Updated - May 01, 2015 at 01:36 PM.

Sitting on the border between India and Myanmar, Nagaland’s Longwa village thrives on the legend of its fierce headhunters

Longwa, in Nagaland’s Mon district, is not the typical sleepy Northeastern village you come across in travelogues and photo books. It is one of the few entry points to Myanmar from India, and that explains the round-the-clock presence of Border Security Force personnel. One of the main concerns arising from Longwa’s location is related to the smuggling of narcotics from across the border.

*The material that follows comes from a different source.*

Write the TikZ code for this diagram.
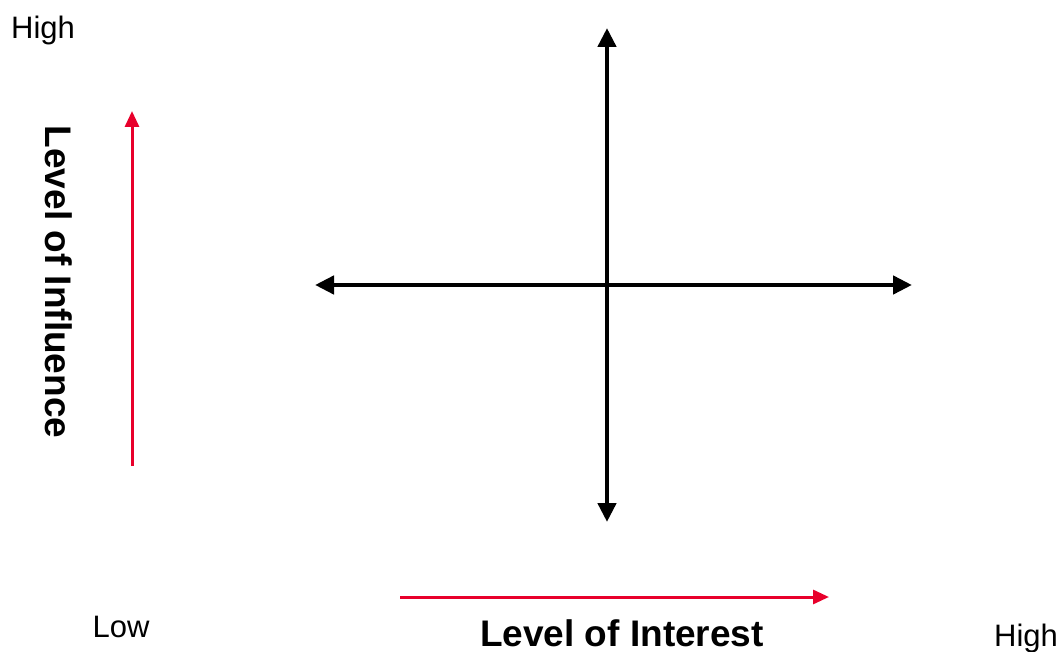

Proximity to Myanmar is not the only thing Longwa is known for. It is home to the last of Nagaland’s tattooed headhunters from the fierce Konyak tribe. The arrival of the British in Kohima changed the Naga tribes’ way of life. Headhunting was banished with the advent of Christianity in the state. Mon resisted religious conversion for long, and the Konyaks were the last to give up their unique lifestyle. Till the ’70s, few Konyaks wore clothes, covering their bodies in layers of beaded jewellery instead.

The Konyaks, unlike other Naga tribes that have village councils, follow a system of hereditary kingship. Longwa has a king — Ang, in the local dialect — who has jurisdiction over villages located on both sides of the border. A popular myth in Longwa is the Indo-Myanmar border passing through his long house. Mon has several Angs and the system is also practised by Konyaks in Myanmar.

It is an unwritten law that anyone who visits Longwa meets the Ang first. The Ang’s house in Longwa is one of its attractions. A huge family — the number runs into several dozens — lives under the roof of what is considered a superb example of traditional Naga architecture. The interiors are resplendent with wooden sculptures and trophies of hunted wildlife. This is also the venue for village meetings and functions, apart from being a makeshift marketplace for tourists looking for souvenirs to take back home.

Longwa is also home to a community of bead workers and artisans who craft pendants out of brass. The pendant holds a special place in Konyak history. The number of brass head pendants on a Konyak warrior was equal to the number of real heads taken.